Moisture deficient trees coupled with dead trees and overgrown dried out brush is why wildfires are so big this year. That in turn has given Central Valley residents for the last 16 days and counting a surge in greenhouse gas emissions in the form of wildfire smoke.

Yet we are spending only $30 million a year out of $1 billion available to try and clear California’s stressed forests of fuel to feed raging wildfires. 

Part of it is for the high speed drain on resources — the bullet train with a cost now that is closing in in $100 billion before it can go somewhere instead of to nowhere. High speed rail has netted $958 million so far from cap and trade revenue. It is by far the largest cut of the pie. Out of every $1 spent from cap and trade to combat greenhouse gas, high speed rail gets 25 percent.

A number of proponents of aggressive policies to combat climate change like to argue those who disagree with them ignore the science and could simply find the facts by a 30-second Google search. The problem is they tend to be selective in what facts they Google from scientific journals.

If the situation is as dire as they believe, then we need to make sure how we spend what funds we have to combat climate change as effectively as possible.

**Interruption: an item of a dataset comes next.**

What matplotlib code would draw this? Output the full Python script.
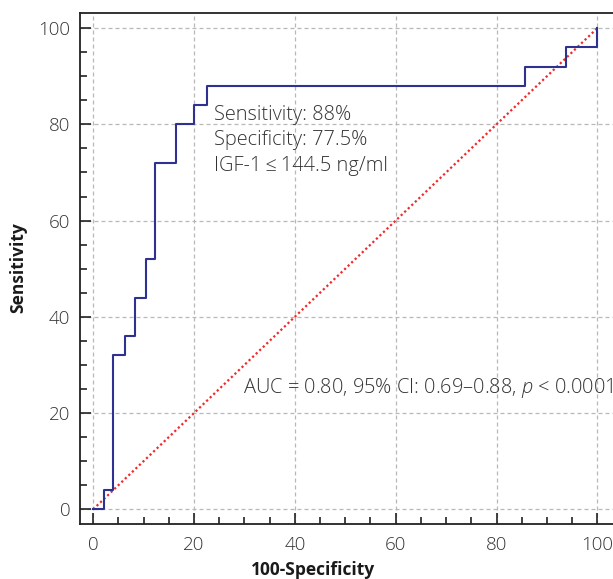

Of course there is one inconvenient truth — those throwing up the most insurmountable roadblocks to such courses of action are not climate change naysayers. They’re environmentalists.

Who do you think opposes clearing out dead and dying trees by filing lawsuits to stop it? Environmentalists. Remember the massive Big Rim Fire in 2013 that threatened Yosemite? It took over two years to get most environmental groups to agree to a middle-of-the-road logging and restoration plan and still lawsuits were filed.

In 2016 the Federal Emergency Management Agency approved a $5.6 million grant to thin eucalyptus trees in the Oakland Hills. The approval came after the original application request was made 10 years by the University of California and neighborhood groups for clear cutting.

The reason for the grant? Eucalyptus trees were the main fuel that fed the 1991 Oakland Hills wildfire that killed 25 people and destroyed 2,843 homes and 432 apartments and condo units.

The FEMA grant has since been cancelled. Why? They were sued by environmentalists who said they were against deforestation of eucalyptus trees in the hills above Oakland although the grant would only allow the thinning of the trees.

And we wonder why California is burning.

Meanwhile instead of cap and trade money going to help replant large swaths of the Stanislaus National Forest destroyed by the Big Rim Fire, it is going to assure that 124,000 acres of forest of Maine’s border with Canada can grow bigger, be healthier and live longer to help cleanse air in New England.

The rationale is we all benefit from cleaner air regardless of where it is. But when live in the 450-mile long and 40 to 60 mile wide bowl known as the Great Central Valley, it will have little if any positive effect on efforts to rollback greenhouse gas emissions to 1990 levels especially compared to what an aggressive replanting of forestland scared by the Big Rim Fire or reducing fuel levels so future wildfires won’t be as intense.

At the same time electric cars — thay require electricity to charge them  that is more often than not generated by fossil fuel — receive 11 times more a year in cap and trade subsidies than the $30 million set aside to reduce the fuel that feeds wildfires.

The biggest threat to any effort to reduce climate change as framed today isn’t from the “deniers” as much as it is from environmentalists with tunnel vision who gave death grips on their pet projects.

They’re the ones that can’t see the forest for the trees.